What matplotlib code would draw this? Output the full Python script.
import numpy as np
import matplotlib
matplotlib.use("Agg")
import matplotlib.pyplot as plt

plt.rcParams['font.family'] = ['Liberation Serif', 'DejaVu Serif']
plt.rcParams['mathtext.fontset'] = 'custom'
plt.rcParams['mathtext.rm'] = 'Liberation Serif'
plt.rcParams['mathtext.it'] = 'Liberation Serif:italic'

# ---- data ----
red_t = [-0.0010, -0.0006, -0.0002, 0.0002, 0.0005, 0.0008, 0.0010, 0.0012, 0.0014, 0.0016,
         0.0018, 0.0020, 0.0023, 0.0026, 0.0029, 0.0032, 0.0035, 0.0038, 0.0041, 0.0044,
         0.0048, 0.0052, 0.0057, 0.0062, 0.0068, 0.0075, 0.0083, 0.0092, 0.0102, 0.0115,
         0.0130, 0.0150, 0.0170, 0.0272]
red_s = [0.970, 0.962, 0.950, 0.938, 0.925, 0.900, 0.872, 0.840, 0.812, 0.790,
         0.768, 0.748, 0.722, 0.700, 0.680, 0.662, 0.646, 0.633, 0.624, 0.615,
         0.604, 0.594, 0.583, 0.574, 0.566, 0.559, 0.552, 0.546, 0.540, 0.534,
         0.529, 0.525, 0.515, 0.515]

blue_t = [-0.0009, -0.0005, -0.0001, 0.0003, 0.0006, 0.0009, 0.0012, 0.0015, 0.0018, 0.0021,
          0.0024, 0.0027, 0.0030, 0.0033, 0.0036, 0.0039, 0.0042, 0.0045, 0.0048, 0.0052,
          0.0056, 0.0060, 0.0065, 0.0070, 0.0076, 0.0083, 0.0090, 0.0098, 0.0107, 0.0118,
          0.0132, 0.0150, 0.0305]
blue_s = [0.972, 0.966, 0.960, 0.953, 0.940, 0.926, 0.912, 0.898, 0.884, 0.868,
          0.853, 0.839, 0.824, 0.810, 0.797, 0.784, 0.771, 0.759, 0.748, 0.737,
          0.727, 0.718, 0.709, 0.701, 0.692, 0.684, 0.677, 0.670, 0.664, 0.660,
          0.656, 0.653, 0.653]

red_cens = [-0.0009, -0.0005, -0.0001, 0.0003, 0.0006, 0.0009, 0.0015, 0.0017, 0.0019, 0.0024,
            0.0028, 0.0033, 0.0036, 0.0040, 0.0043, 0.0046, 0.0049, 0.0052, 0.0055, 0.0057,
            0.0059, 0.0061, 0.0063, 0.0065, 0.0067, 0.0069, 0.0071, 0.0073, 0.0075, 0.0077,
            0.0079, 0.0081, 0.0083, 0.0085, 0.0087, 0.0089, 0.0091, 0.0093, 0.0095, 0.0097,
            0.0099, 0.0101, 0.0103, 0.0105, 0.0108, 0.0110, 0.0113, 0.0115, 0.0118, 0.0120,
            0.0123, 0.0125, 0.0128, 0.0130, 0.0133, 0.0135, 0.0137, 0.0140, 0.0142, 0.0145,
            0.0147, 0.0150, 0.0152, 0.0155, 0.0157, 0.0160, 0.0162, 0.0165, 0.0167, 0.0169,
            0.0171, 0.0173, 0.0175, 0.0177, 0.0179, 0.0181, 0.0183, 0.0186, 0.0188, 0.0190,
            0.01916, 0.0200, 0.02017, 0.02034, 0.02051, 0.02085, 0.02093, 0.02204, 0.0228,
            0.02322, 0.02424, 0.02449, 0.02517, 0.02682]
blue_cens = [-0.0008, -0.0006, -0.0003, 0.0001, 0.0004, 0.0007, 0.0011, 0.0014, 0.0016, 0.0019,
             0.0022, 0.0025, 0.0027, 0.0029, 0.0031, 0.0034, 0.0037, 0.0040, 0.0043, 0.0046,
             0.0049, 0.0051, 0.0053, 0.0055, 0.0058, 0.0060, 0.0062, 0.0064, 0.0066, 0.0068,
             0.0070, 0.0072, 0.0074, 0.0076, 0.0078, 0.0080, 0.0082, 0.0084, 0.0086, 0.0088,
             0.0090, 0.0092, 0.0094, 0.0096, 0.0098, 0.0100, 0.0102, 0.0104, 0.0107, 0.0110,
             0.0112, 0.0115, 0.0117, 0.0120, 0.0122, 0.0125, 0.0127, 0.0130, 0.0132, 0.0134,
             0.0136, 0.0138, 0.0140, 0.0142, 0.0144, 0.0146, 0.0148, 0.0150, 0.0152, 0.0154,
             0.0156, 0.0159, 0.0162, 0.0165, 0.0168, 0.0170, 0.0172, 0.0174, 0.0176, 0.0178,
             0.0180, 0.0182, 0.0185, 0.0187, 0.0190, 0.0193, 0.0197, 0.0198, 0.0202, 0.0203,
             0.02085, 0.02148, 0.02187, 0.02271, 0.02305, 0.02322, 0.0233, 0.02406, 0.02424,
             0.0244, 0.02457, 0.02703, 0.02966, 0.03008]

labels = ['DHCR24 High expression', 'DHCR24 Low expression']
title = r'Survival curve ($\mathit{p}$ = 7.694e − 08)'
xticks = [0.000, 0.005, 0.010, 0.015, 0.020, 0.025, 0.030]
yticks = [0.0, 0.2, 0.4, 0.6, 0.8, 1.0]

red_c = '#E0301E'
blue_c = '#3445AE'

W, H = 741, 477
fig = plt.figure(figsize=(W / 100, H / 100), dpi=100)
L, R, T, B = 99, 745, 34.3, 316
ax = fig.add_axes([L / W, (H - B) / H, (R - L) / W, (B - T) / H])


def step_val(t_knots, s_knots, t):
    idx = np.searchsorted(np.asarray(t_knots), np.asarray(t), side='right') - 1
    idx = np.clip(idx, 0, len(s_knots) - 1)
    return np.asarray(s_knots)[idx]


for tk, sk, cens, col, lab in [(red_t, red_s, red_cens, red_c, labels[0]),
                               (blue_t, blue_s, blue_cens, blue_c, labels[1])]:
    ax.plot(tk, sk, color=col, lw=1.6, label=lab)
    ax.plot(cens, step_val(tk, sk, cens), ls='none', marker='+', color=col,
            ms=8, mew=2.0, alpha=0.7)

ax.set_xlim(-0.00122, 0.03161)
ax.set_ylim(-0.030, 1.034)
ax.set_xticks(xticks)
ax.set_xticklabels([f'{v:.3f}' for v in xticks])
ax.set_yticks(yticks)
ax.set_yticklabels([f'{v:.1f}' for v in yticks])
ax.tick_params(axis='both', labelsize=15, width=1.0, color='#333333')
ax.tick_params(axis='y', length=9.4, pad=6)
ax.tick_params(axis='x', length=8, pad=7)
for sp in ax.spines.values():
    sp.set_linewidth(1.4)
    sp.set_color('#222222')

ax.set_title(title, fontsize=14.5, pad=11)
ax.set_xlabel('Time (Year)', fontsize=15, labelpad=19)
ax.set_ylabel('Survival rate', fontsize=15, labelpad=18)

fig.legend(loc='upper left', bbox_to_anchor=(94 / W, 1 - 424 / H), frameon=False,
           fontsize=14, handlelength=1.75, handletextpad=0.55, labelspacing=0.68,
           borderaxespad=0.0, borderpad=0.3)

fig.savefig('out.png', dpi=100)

▸ **YOUR INSTRUCTIONS**:
Copy the material above verbatim.

▸ **ANSWER FOR THE TASK**:
What matplotlib code would draw this? Output the full Python script.
import numpy as np
import matplotlib
matplotlib.use("Agg")
import matplotlib.pyplot as plt

plt.rcParams['font.family'] = ['Liberation Serif', 'DejaVu Serif']
plt.rcParams['mathtext.fontset'] = 'custom'
plt.rcParams['mathtext.rm'] = 'Liberation Serif'
plt.rcParams['mathtext.it'] = 'Liberation Serif:italic'

# ---- data ----
red_t = [-0.0010, -0.0006, -0.0002, 0.0002, 0.0005, 0.0008, 0.0010, 0.0012, 0.0014, 0.0016,
         0.0018, 0.0020, 0.0023, 0.0026, 0.0029, 0.0032, 0.0035, 0.0038, 0.0041, 0.0044,
         0.0048, 0.0052, 0.0057, 0.0062, 0.0068, 0.0075, 0.0083, 0.0092, 0.0102, 0.0115,
         0.0130, 0.0150, 0.0170, 0.0272]
red_s = [0.970, 0.962, 0.950, 0.938, 0.925, 0.900, 0.872, 0.840, 0.812, 0.790,
         0.768, 0.748, 0.722, 0.700, 0.680, 0.662, 0.646, 0.633, 0.624, 0.615,
         0.604, 0.594, 0.583, 0.574, 0.566, 0.559, 0.552, 0.546, 0.540, 0.534,
         0.529, 0.525, 0.515, 0.515]

blue_t = [-0.0009, -0.0005, -0.0001, 0.0003, 0.0006, 0.0009, 0.0012, 0.0015, 0.0018, 0.0021,
          0.0024, 0.0027, 0.0030, 0.0033, 0.0036, 0.0039, 0.0042, 0.0045, 0.0048, 0.0052,
          0.0056, 0.0060, 0.0065, 0.0070, 0.0076, 0.0083, 0.0090, 0.0098, 0.0107, 0.0118,
          0.0132, 0.0150, 0.0305]
blue_s = [0.972, 0.966, 0.960, 0.953, 0.940, 0.926, 0.912, 0.898, 0.884, 0.868,
          0.853, 0.839, 0.824, 0.810, 0.797, 0.784, 0.771, 0.759, 0.748, 0.737,
          0.727, 0.718, 0.709, 0.701, 0.692, 0.684, 0.677, 0.670, 0.664, 0.660,
          0.656, 0.653, 0.653]

red_cens = [-0.0009, -0.0005, -0.0001, 0.0003, 0.0006, 0.0009, 0.0015, 0.0017, 0.0019, 0.0024,
            0.0028, 0.0033, 0.0036, 0.0040, 0.0043, 0.0046, 0.0049, 0.0052, 0.0055, 0.0057,
            0.0059, 0.0061, 0.0063, 0.0065, 0.0067, 0.0069, 0.0071, 0.0073, 0.0075, 0.0077,
            0.0079, 0.0081, 0.0083, 0.0085, 0.0087, 0.0089, 0.0091, 0.0093, 0.0095, 0.0097,
            0.0099, 0.0101, 0.0103, 0.0105, 0.0108, 0.0110, 0.0113, 0.0115, 0.0118, 0.0120,
            0.0123, 0.0125, 0.0128, 0.0130, 0.0133, 0.0135, 0.0137, 0.0140, 0.0142, 0.0145,
            0.0147, 0.0150, 0.0152, 0.0155, 0.0157, 0.0160, 0.0162, 0.0165, 0.0167, 0.0169,
            0.0171, 0.0173, 0.0175, 0.0177, 0.0179, 0.0181, 0.0183, 0.0186, 0.0188, 0.0190,
            0.01916, 0.0200, 0.02017, 0.02034, 0.02051, 0.02085, 0.02093, 0.02204, 0.0228,
            0.02322, 0.02424, 0.02449, 0.02517, 0.02682]
blue_cens = [-0.0008, -0.0006, -0.0003, 0.0001, 0.0004, 0.0007, 0.0011, 0.0014, 0.0016, 0.0019,
             0.0022, 0.0025, 0.0027, 0.0029, 0.0031, 0.0034, 0.0037, 0.0040, 0.0043, 0.0046,
             0.0049, 0.0051, 0.0053, 0.0055, 0.0058, 0.0060, 0.0062, 0.0064, 0.0066, 0.0068,
             0.0070, 0.0072, 0.0074, 0.0076, 0.0078, 0.0080, 0.0082, 0.0084, 0.0086, 0.0088,
             0.0090, 0.0092, 0.0094, 0.0096, 0.0098, 0.0100, 0.0102, 0.0104, 0.0107, 0.0110,
             0.0112, 0.0115, 0.0117, 0.0120, 0.0122, 0.0125, 0.0127, 0.0130, 0.0132, 0.0134,
             0.0136, 0.0138, 0.0140, 0.0142, 0.0144, 0.0146, 0.0148, 0.0150, 0.0152, 0.0154,
             0.0156, 0.0159, 0.0162, 0.0165, 0.0168, 0.0170, 0.0172, 0.0174, 0.0176, 0.0178,
             0.0180, 0.0182, 0.0185, 0.0187, 0.0190, 0.0193, 0.0197, 0.0198, 0.0202, 0.0203,
             0.02085, 0.02148, 0.02187, 0.02271, 0.02305, 0.02322, 0.0233, 0.02406, 0.02424,
             0.0244, 0.02457, 0.02703, 0.02966, 0.03008]

labels = ['DHCR24 High expression', 'DHCR24 Low expression']
title = r'Survival curve ($\mathit{p}$ = 7.694e − 08)'
xticks = [0.000, 0.005, 0.010, 0.015, 0.020, 0.025, 0.030]
yticks = [0.0, 0.2, 0.4, 0.6, 0.8, 1.0]

red_c = '#E0301E'
blue_c = '#3445AE'

W, H = 741, 477
fig = plt.figure(figsize=(W / 100, H / 100), dpi=100)
L, R, T, B = 99, 745, 34.3, 316
ax = fig.add_axes([L / W, (H - B) / H, (R - L) / W, (B - T) / H])


def step_val(t_knots, s_knots, t):
    idx = np.searchsorted(np.asarray(t_knots), np.asarray(t), side='right') - 1
    idx = np.clip(idx, 0, len(s_knots) - 1)
    return np.asarray(s_knots)[idx]


for tk, sk, cens, col, lab in [(red_t, red_s, red_cens, red_c, labels[0]),
                               (blue_t, blue_s, blue_cens, blue_c, labels[1])]:
    ax.plot(tk, sk, color=col, lw=1.6, label=lab)
    ax.plot(cens, step_val(tk, sk, cens), ls='none', marker='+', color=col,
            ms=8, mew=2.0, alpha=0.7)

ax.set_xlim(-0.00122, 0.03161)
ax.set_ylim(-0.030, 1.034)
ax.set_xticks(xticks)
ax.set_xticklabels([f'{v:.3f}' for v in xticks])
ax.set_yticks(yticks)
ax.set_yticklabels([f'{v:.1f}' for v in yticks])
ax.tick_params(axis='both', labelsize=15, width=1.0, color='#333333')
ax.tick_params(axis='y', length=9.4, pad=6)
ax.tick_params(axis='x', length=8, pad=7)
for sp in ax.spines.values():
    sp.set_linewidth(1.4)
    sp.set_color('#222222')

ax.set_title(title, fontsize=14.5, pad=11)
ax.set_xlabel('Time (Year)', fontsize=15, labelpad=19)
ax.set_ylabel('Survival rate', fontsize=15, labelpad=18)

fig.legend(loc='upper left', bbox_to_anchor=(94 / W, 1 - 424 / H), frameon=False,
           fontsize=14, handlelength=1.75, handletextpad=0.55, labelspacing=0.68,
           borderaxespad=0.0, borderpad=0.3)

fig.savefig('out.png', dpi=100)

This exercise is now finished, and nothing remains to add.